### [AVAILABLE DATA]
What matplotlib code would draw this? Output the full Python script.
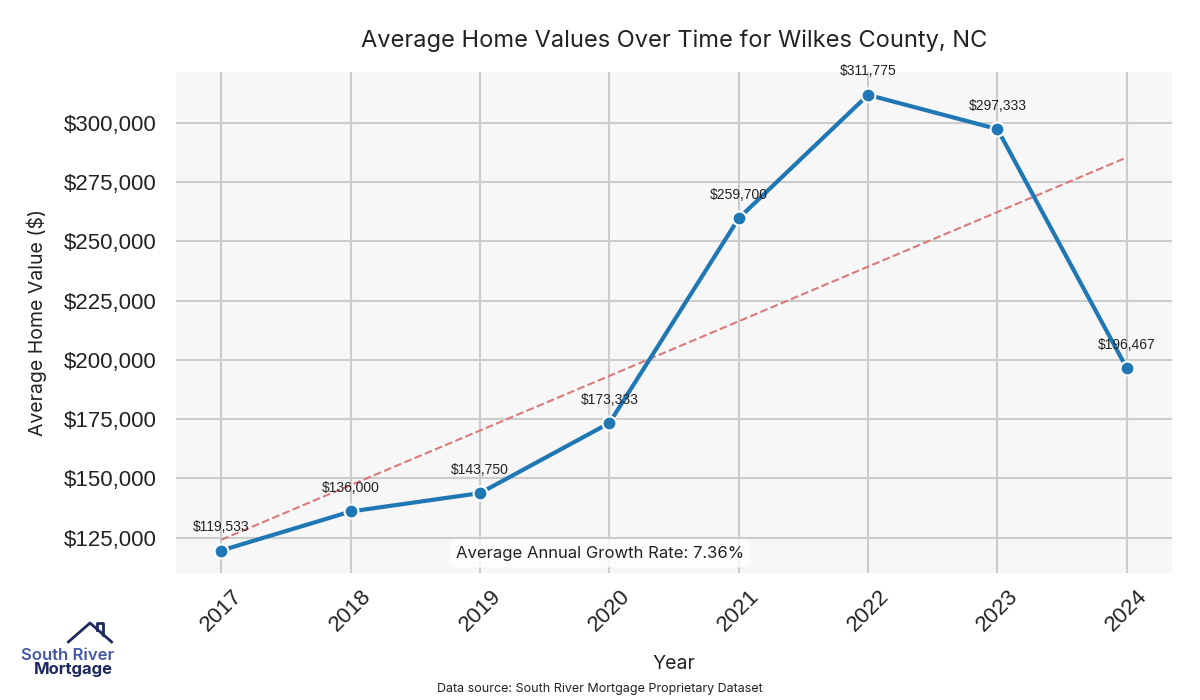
import numpy as np
import matplotlib
matplotlib.use('Agg')
from matplotlib import pyplot as plt
from matplotlib.ticker import FuncFormatter
from matplotlib.lines import Line2D

years = [2017, 2018, 2019, 2020, 2021, 2022, 2023, 2024]
valores = [119533, 136000, 143750, 173333, 259700, 311775, 297333, 196467]
growth_rate = 7.36

titulo = 'Average Home Values Over Time for Wilkes County, NC'
fuente = 'Data source: South River Mortgage Proprietary Dataset'

fig = plt.figure(figsize=(12, 7), dpi=100)
ax = fig.add_axes([0.1467, 0.181, 0.83, 0.716])
ax.set_facecolor('#f7f7f7')
for s in ax.spines.values():
    s.set_visible(False)
ax.grid(True, color='#cccccc', linewidth=1.5)
ax.set_axisbelow(True)

# linea de tendencia
coef = np.polyfit(years, valores, 1)
ax.plot(years, np.polyval(coef, years), linestyle='--', color='#d97b7b', linewidth=1.5, zorder=2)

ax.plot(years, valores, color='#1f77b4', linewidth=3, marker='o', markersize=10,
        markeredgecolor='white', markeredgewidth=1.5, zorder=3)

for x, y in zip(years, valores):
    ax.annotate('${:,}'.format(y), (x, y), textcoords='offset points', xytext=(0, 14),
                ha='center', fontsize=10, family='Liberation Sans', color='#222222')

ax.yaxis.set_major_formatter(FuncFormatter(lambda v, p: '${:,.0f}'.format(v)))
ax.set_xticks(years)
ax.tick_params(axis='y', length=0, labelsize=16, labelcolor='#222222', pad=14)
ax.tick_params(axis='x', length=0, labelsize=16, labelcolor='#222222', pad=9)
for lab in ax.get_xticklabels() + ax.get_yticklabels():
    lab.set_family('Liberation Sans')
plt.setp(ax.get_xticklabels(), rotation=45)

ax.set_xlabel('Year', fontsize=14, family='Inter', color='#222222', labelpad=14)
ax.set_ylabel('Average Home Value ($)', fontsize=14, family='Inter', color='#222222', labelpad=12)
ax.set_title(titulo, fontsize=17, family='Inter', color='#222222', pad=18)

ax.text(0.426, 0.04, 'Average Annual Growth Rate: {:.2f}%'.format(growth_rate), transform=ax.transAxes,
        ha='center', va='center', fontsize=12, family='Inter', color='#222222',
        bbox=dict(boxstyle='round,pad=0.4', facecolor='white', edgecolor='none', alpha=0.8))

fig.text(0.5, 0.016, fuente, ha='center', va='center', fontsize=9, family='Inter', color='#222222')

# logo
fig.text(0.056, 0.064, 'South River', ha='center', va='center', fontsize=12, family='Inter',
         weight='semibold', color='#4257a8')
fig.text(0.061, 0.043, 'Mortgage', ha='center', va='center', fontsize=12, family='Inter',
         weight='bold', color='#1e2a5e')
fig.add_artist(Line2D([0.057, 0.075, 0.093], [0.083, 0.11, 0.083], color='#1e2a5e', linewidth=2,
                      transform=fig.transFigure))
fig.add_artist(Line2D([0.081, 0.081, 0.086, 0.086], [0.1, 0.11, 0.11, 0.093], color='#1e2a5e',
                      linewidth=2, transform=fig.transFigure))

fig.savefig('out.png', dpi=100)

### [SHORT EXERCISE]
What is the number of lines in the listing above that contain the string "matplotlib"? Give only the number.

### [TASK SOLUTION]
6